В пятницу, в час послеполуденной молитвы, состоялась попойка; я пожаловал Шах Хусейну полную перемену платья со своего плеча.

В субботу, на заре, мы сели в лодку и выпили. Нур бек во время этой пирушки играл на уде; в то время он еще не зарекался пить вино.

К полуденной молитве мы вышли из лодки и погуляли в саду между Гулкина и горами. Во время послеполуденной молитвы мы пришли в [сад] Баг-и Банафша и опять пили там. К вечерней молитве я вернулся из Гулкина по валу в арк.

Во вторник Дуст бек, который в дороге /234а/ сильно болел лихорадкой, отправился к милости Аллаха. Мы были очень огорчены и опечалены. Носилки с телом Дуст бека доставили в Газни; его похоронили у ворот мавзолея Султана[492].

Дуст бек был очень хороший йигит.
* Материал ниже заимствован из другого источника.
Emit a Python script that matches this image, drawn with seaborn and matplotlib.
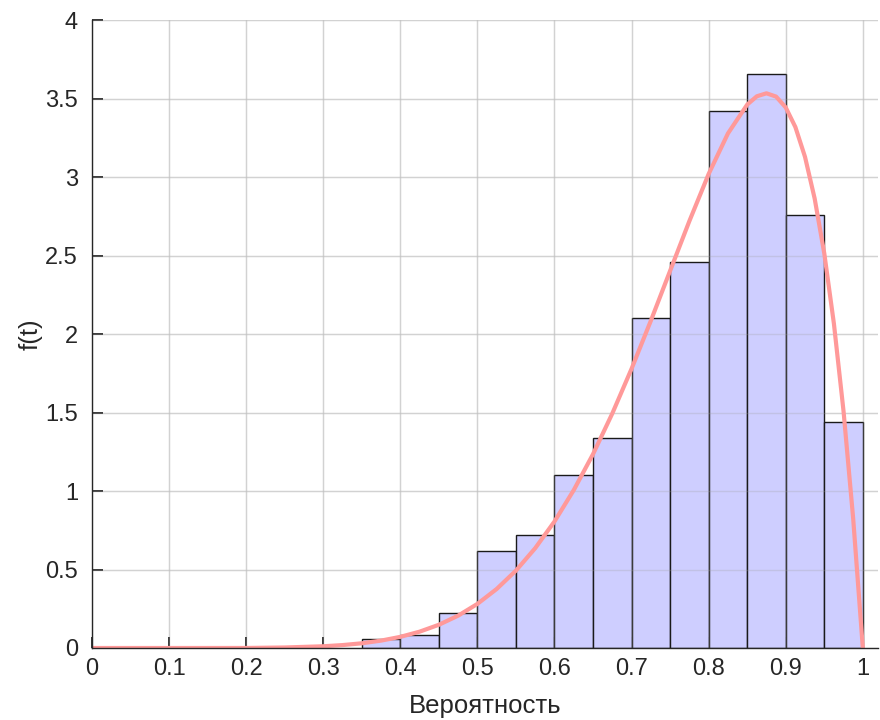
import numpy as np
import pandas as pd
import matplotlib
matplotlib.use("Agg")
import matplotlib.pyplot as plt
import seaborn as sns

# histogram bins (width 0.05) and density heights
bin_left = [0.35, 0.40, 0.45, 0.50, 0.55, 0.60, 0.65, 0.70, 0.75, 0.80, 0.85, 0.90, 0.95]
density = [0.06, 0.08, 0.22, 0.62, 0.72, 1.10, 1.34, 2.10, 2.46, 3.42, 3.66, 2.76, 1.44]

# fitted curve, points
curve_x = [0.0, 0.1, 0.2, 0.25, 0.3, 0.325, 0.35, 0.375, 0.4, 0.425, 0.45, 0.475,
           0.5, 0.525, 0.55, 0.575, 0.6, 0.625, 0.65, 0.675, 0.7, 0.725, 0.75,
           0.775, 0.8, 0.825, 0.85, 0.8625, 0.875, 0.8875, 0.9, 0.9125, 0.925,
           0.9375, 0.95, 0.9625, 0.975, 0.9875, 1.0]
curve_y = [0.0, 0.0, 0.0002, 0.0033, 0.011, 0.0186, 0.030, 0.047, 0.071, 0.104, 0.148, 0.206,
           0.281, 0.376, 0.493, 0.636, 0.806, 1.006, 1.235, 1.494, 1.779, 2.085, 2.403,
           2.720, 3.020, 3.278, 3.462, 3.515, 3.534, 3.513, 3.444, 3.319, 3.129,
           2.864, 2.514, 2.066, 1.508, 0.824, 0.0]

xtick_labels = ["0", "0.1", "0.2", "0.3", "0.4", "0.5", "0.6", "0.7", "0.8", "0.9", "1"]
ytick_labels = ["0", "0.5", "1", "1.5", "2", "2.5", "3", "3.5", "4"]

bin_w = 0.05
edges = list(bin_left) + [bin_left[-1] + bin_w]
centers = [b + bin_w / 2 for b in bin_left]

df = pd.DataFrame({"x": centers, "d": density})
cdf = pd.DataFrame({"t": curve_x, "f": curve_y})

sns.set_theme(style="white")
plt.rcParams["font.family"] = ["Liberation Sans", "DejaVu Sans"]

fig = plt.figure(figsize=(8.8, 7.2), dpi=100)
ax = fig.add_axes([0.1045, 0.1, 0.8935, 0.872])

ax.grid(True, color="#e3e3e3", linewidth=1.0)
ax.set_axisbelow(True)

sns.histplot(data=df, x="x", weights="d", bins=edges, stat="count",
             color="#ccccff", alpha=0.95, edgecolor="#1a1a1a", linewidth=1.0, ax=ax, zorder=1)
# faint grid showing through the translucent bars
for gx in np.arange(0.1, 1.01, 0.1):
    ax.axvline(gx, color="#a0a0a0", alpha=0.25, linewidth=1.0, zorder=2)
for gy in np.arange(0.5, 4.01, 0.5):
    ax.axhline(gy, color="#a0a0a0", alpha=0.25, linewidth=1.0, zorder=2)

sns.lineplot(data=cdf, x="t", y="f", color="#ff9999", linewidth=3.0, ax=ax, zorder=3)

ax.set_xlim(0, 1.02)
ax.set_ylim(0, 4)
ax.set_xticks(np.arange(0, 1.01, 0.1))
ax.set_xticklabels(xtick_labels)
ax.set_yticks(np.arange(0, 4.01, 0.5))
ax.set_yticklabels(ytick_labels)
ax.tick_params(direction="in", length=8, width=1.3, colors="#262626", labelsize=17,
               bottom=True, left=True)
ax.tick_params(axis="x", pad=7)
ax.tick_params(axis="y", pad=10)
ax.set_xlabel("Вероятность", fontsize=18.5, color="#262626", labelpad=10)
ax.set_ylabel("f(t)", fontsize=18.5, color="#262626", labelpad=2)

for s in ["top", "right"]:
    ax.spines[s].set_visible(False)
for s in ["left", "bottom"]:
    ax.spines[s].set_color("#262626")
    ax.spines[s].set_linewidth(1.0)
    ax.spines[s].set_zorder(4)

fig.savefig("out.png", dpi=100)
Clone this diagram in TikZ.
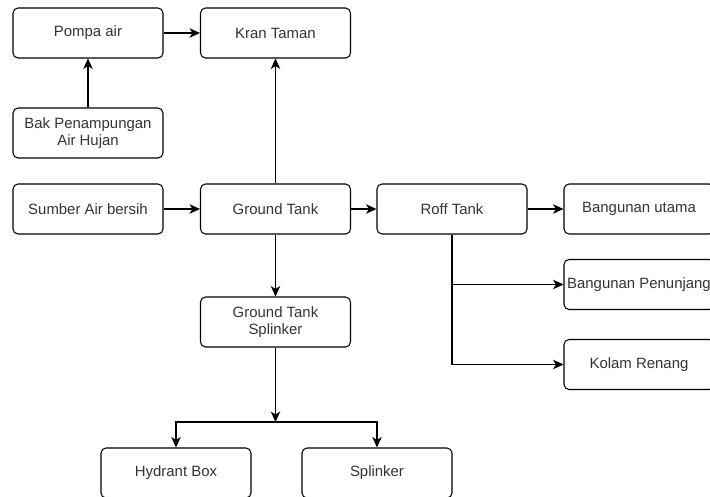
\documentclass[tikz,border=0pt]{standalone}
\usepackage{fontspec}
\setmainfont{Liberation Sans}
\usetikzlibrary{arrows.meta}
\tikzset{
    kotak/.style={draw, rounded corners=0.1cm, line width=0.6pt, minimum width=3cm, minimum height=1cm, align=center, font=\fontsize{8.5pt}{10pt}\selectfont, text=black!80},
    panah/.style={line width=0.6pt, -{Stealth[length=2.1mm,width=1.9mm,inset=0.6mm]}}
}
\begin{document}
\begin{tikzpicture}[x=0.02cm, y=-0.02cm]
        \clip (0,0) rectangle (710,497);
        \foreach \n/\x/\y/\t in
            {pompa/88/33/Pompa air, kran/275.5/33/Kran Taman, bak/88/133/{Bak Penampungan\\Air Hujan}, sumber/88/209/Sumber Air bersih, ground/275.5/209/Ground Tank, roff/452/209/Roff Tank, utama/639/209/Bangunan utama, kolam/639/364.5/Kolam Renang, gsplinker/275.5/322/{Ground Tank\\Splinker}, hydrant/176/473/Hydrant Box, splinker/377/473/Splinker}
            {
                \node[kotak] (\n) at (\x,\y) {\t};
            }
        \node[kotak, inner xsep=0pt] (penunjang) at (639,284.5) {Bangunan Penunjang};
        \coordinate (cabang) at (275.5,422);
        \foreach \a/\b in
            {pompa/kran, bak/pompa, sumber/ground, ground/kran, ground/roff, roff/utama, ground/gsplinker, gsplinker/cabang}
            {
                \draw[panah] (\a) -- (\b);
            }
        \draw[panah] (roff.south) |- (penunjang.west);
        \draw[panah] (roff.south) |- (kolam.west);
        \draw[panah] (cabang) -| (hydrant.north);
        \draw[panah] (cabang) -| (splinker.north);

    \end{tikzpicture}
\end{document}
Став беком, он продолжал повышаться в чинах. Прежде чем сделаться беком, будучи еще [просто] приближенным, он неоднократно совершал выдающиеся дела. Вот одно из них. Как-то раз, когда мы стояли в одном йигаче от Андиджана, в рабате Заурак, Султан Ахмед Танбал совершил на нас ночью нападение. Со мной было десять или пятнадцать человек; я двинулся вперед, разбил передовых Танбала и дошел до центра его отряда; Танбал и с ним человек сто воинов стояли там. Со мной к этому времени оставалось всего три человека; один из этих трех был Дуст Насир, другой — Мирза Кули Кукельташ, третий — Каримдад. Я был одет в латы; Танбал и еще один человек немного выдвинулись из рядов. Я оказался лицом к лицу с Танбалом и пустил ему в шлем стрелу, а другой стрелой пригвоздил его щит к бляхам кольчуги. Мне насквозь прострелили стрелой бедро. Танбал ударил меня по голове. Удивительно, что, хотя у меня на голове был шишак, обтянутый войлоком, и на нем не порвалось ни одной нитки, на голове [все же] образовалась глубокая рана. Помощь не приходила ниоткуда, и со мной не осталось ни одного человека. Волей-неволей пришлось повернуть коня. Дуст бек ехал немного сзади меня. Он проскакал мимо Танбала и тот ударил его саблей.

Другой раз, когда мы уходили из Ахси, /234б/ Дуст бек вступил в бой с Баки Хезом; хотя его и звали Хез, но он был человек храбрый и крепко рубил саблей. При уходе из Ахси со мной оставалось восемь человек; Дуст бек был в их числе. [Враги], сбив с коней двух человек, сбили затем и Дуст бека.